Like other museums, a small fraction of the collections is on exhibit at any one time. The Museum has used exhibit space at two locations on Brown's campus to increase exposure to its collections. Public libraries and schools are granted loans if security is satisfactory. Grants from the Institute for Museum Studies (IMS) have made collections more accessible for scholarly research and exhibition and available for loans to other institutions such as the Bell Gallery, Brown; Museum of Fine Arts, Boston; Heritage Plantation, Sandwich, Mass.; Worcester Art Museum; Rhode Island School of Design Museum; Museum of our National Heritage, Ky.; Tisch Gallery, Tufts University; Katonah Gallery, N.Y.; and Glenbow Foundation, Calgary.
The faculty of the Department of Anthropology at Brown consider the Museum and its collections as integral to their teaching and research programs, and its affiliation greatly enhances the department's reputation. The department originated after the transfer of the Haffenreffer Museum to Brown and is today committed to a traditional view of anthropology as a unified discipline that stresses the importance of drawing evidence on human culture from material objects, observed and recorded speech and behavior, or records of culture in older documents. The Brown department is unusual in this respect, and this is one of its strengths which is recognized by anthropologists in other institutions.
The Museum's reputation derives from its success in publishing, or arranging for the publication and distribution of its own cataloges and symposia. The Haffenreffer Museum Studies in Anthropology and Material Culture has published six major volumes on the Museum's collections. Several of the most important collections have been published, usually in connection with a large, temporary exhibition.
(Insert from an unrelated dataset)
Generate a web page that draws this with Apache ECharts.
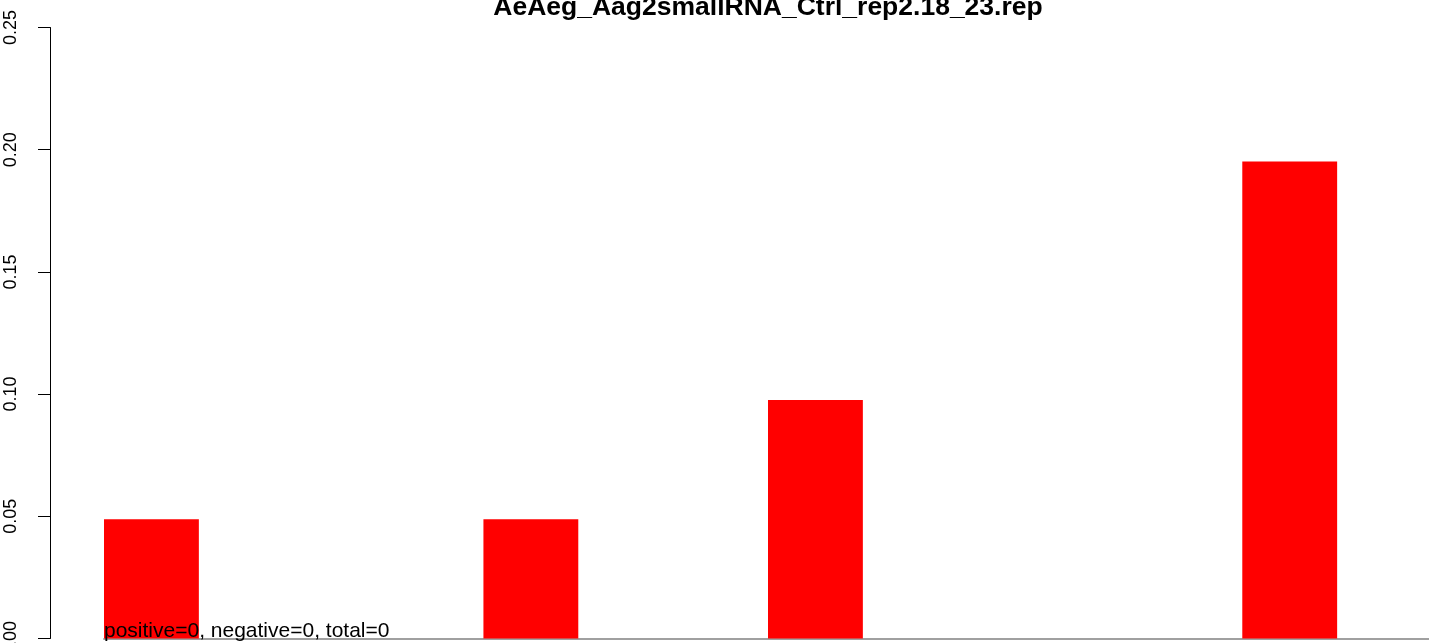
<!DOCTYPE html>
<html>
<head>
<meta charset="utf-8">
<script src="https://cdn.jsdelivr.net/npm/echarts@6/dist/echarts.min.js"></script>
<style>
  html, body { margin: 0; padding: 0; background: #ffffff; }
  #chart { width: 1429px; height: 643px; }
</style>
</head>
<body>
<div id="chart"></div>
<script>
// Bar slots along the x axis (no labels are drawn for them)
const slots = ['1', '2', '3', '4', '5', '6', '7', '8', '9', '10', '11', '12', '13', '14'];
// Fraction per slot
const values = [0.0488, 0, 0, 0, 0.0488, 0, 0, 0.0976, 0, 0, 0, 0, 0.1952, 0];
// Y axis range and step
const yTicks = [0, 0.05, 0.10, 0.15, 0.20, 0.25];
const chartTitle = 'AeAeg_Aag2smallRNA_Ctrl_rep2.18_23.rep';
const countsNote = 'positive=0, negative=0, total=0';

const FONT = '"Liberation Sans", Arial, Helvetica, sans-serif';
const GRID_LEFT = 104;
const GRID_WIDTH = 1328;

const chart = echarts.init(document.getElementById('chart'), null, { renderer: 'canvas' });

chart.setOption({
  animation: false,
  backgroundColor: '#ffffff',
  grid: {
    left: GRID_LEFT,
    width: GRID_WIDTH,
    top: 27.5,
    bottom: 4.5,
    containLabel: false,
    outerBoundsMode: 'none'
  },
  xAxis: {
    type: 'category',
    data: slots,
    boundaryGap: true,
    axisLine: { show: true, onZero: true, lineStyle: { color: '#a0a0a0', width: 2 } },
    axisTick: { show: false },
    axisLabel: { show: false },
    splitLine: { show: false }
  },
  yAxis: {
    type: 'value',
    min: yTicks[0],
    max: yTicks[yTicks.length - 1],
    interval: yTicks[1] - yTicks[0],
    offset: GRID_LEFT - 50,
    axisLine: { show: true, lineStyle: { color: '#000000', width: 1 } },
    axisTick: { show: true, inside: false, length: 12, lineStyle: { color: '#000000', width: 1 } },
    axisLabel: {
      show: true,
      rotate: 90,
      margin: 30,
      color: '#000000',
      fontFamily: FONT,
      fontSize: 18,
      formatter: v => v.toFixed(2)
    },
    splitLine: { show: false }
  },
  series: [{
    type: 'bar',
    data: values,
    barCategoryGap: '0%',
    itemStyle: { color: '#ff0000' },
    silent: true
  }],
  graphic: [
    {
      type: 'text',
      z: 100,
      x: GRID_LEFT + GRID_WIDTH / 2,
      y: 8,
      style: {
        text: chartTitle,
        fill: '#000000',
        font: 'bold 26.5px ' + FONT,
        align: 'center',
        verticalAlign: 'middle'
      }
    },
    {
      type: 'text',
      z: 100,
      x: GRID_LEFT,
      y: 631,
      style: {
        text: countsNote,
        fill: '#000000',
        font: '21px ' + FONT,
        align: 'left',
        verticalAlign: 'middle'
      }
    }
  ]
});
</script>
</body>
</html>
These are more monographs than cataloges; they are contextual studies of material culture which are permanently useful for research and teaching. Most have been distributed by the University of Washington Press, the major co-publisher and distributor of such volumes. A recent book list from that Press listed five Haffenreffer volumes among about 20 anthropology publications - far more than from any other museum.
Outreach is provided in area schools for grades 2-12. Students examine in classrooms or assemblies slides, artifacts, clothing and crafts to help them better understand various world cultures. An ethnic consultant sometimes assists the staff member, a Brown student from Africa or Asia, or a local Native American, depending on the culture being presented. Outreach also goes to senior citizens centers and nursing homes or the handicapped who require individualized attention.
Specialized and short-term programs include tours for scout groups, secondary school groups and adult groups by appointment. The Museum also offers vacation craft workshops for children and adults in such arts as flint-knapping, basket-weaving, coil pottery, beadwork, quill embroidery, and soapstone carving. In 1993 five summer camps were offered with emphasis on archæology and the local historic Wampanoag Indian site.
In 1989 new Saturday morning programs for children and their parents were initiated. In succeeding years they have included museum-sponsored Brown Learning Community programs on archæology and on material culture, as well as on Plains and Eastern Woodlands cultures. In 1992 adult evening courses were offered by staff members to attract new audiences. In April 1994 the evening course, "African Worlds," used objects from the collection to examine traditional worldviews of Africa.
Teacher workshops are offered for special exhibitions or publications. A recent series of workshops was on Indian life in 17th-century southern New England in conjunction with the exhibit, "Peoples in Contact." A Museum publication intended for a young audience - a simplified version of Roger Williams' A Key into the Language of America is now in extensive use in Rhode Island at elementary and junior high levels. In 1992 the Museum offered an intensive workshop to acquaint teachers with new concepts and approaches in anthropology and the study of native peoples. Instructors included Native Americans, Museum staff, faculty and graduate students. A Bibliography for Teaching About Native Americans of Southeastern New England was prepared by consultants and staff and is selling well to teachers and libraries.
Events are sponsored for other regional ethnic communities, combining exhibits, performances, workshops, discussions and festivals. Although the Haffenreffer is a typical university museum of anthropology in being able to exhibit only a small fraction of its collections at any one time, it is hoped nevertheless that a judicious selection of objects organized around thought-provoking themes will enrich the various communities represented in Rhode Island. Indeed, attendance of 700 to 2,000 testifies to the role of these collections and related events as reinforcers of ethnic identity.
The Museum receives its funding from donations as well as from federal and state funding agencies such as the RI Committee on the Humanities (RICH), the RI State Council on the Arts (RISCA), the RI Heritage Committee, the Haffenreffer Family Fund, and local firms. The Friends of the Haffenreffer Museum support many of the museum's public programs and exhibitions. In 1989, the "Out of the North" exhibition and cataloge were supported by the NEA, RICH, RISCA, the Canadian Embassy, the Haffenreffer Family Fund, and five local corporations. The 1992 exhibit, "Entering the Circle," received RICH support and funds from local firms; "History on Birchbark" (1993) received NEA support; and "Passionate Hobby" (1994) received Haffenreffer Family Fund support. The Museum has received several operating grants from the Institute of Museum Services (IMS), a federal agency that offers general operating support to the nation's museums. Awards are equal to 10 percent of a museum's operating budget, up to $75,000. The awards are determined through a nationwide competition that evaluates all aspects of museum operation. Each year applications are received from more than 1,300 museums of all types.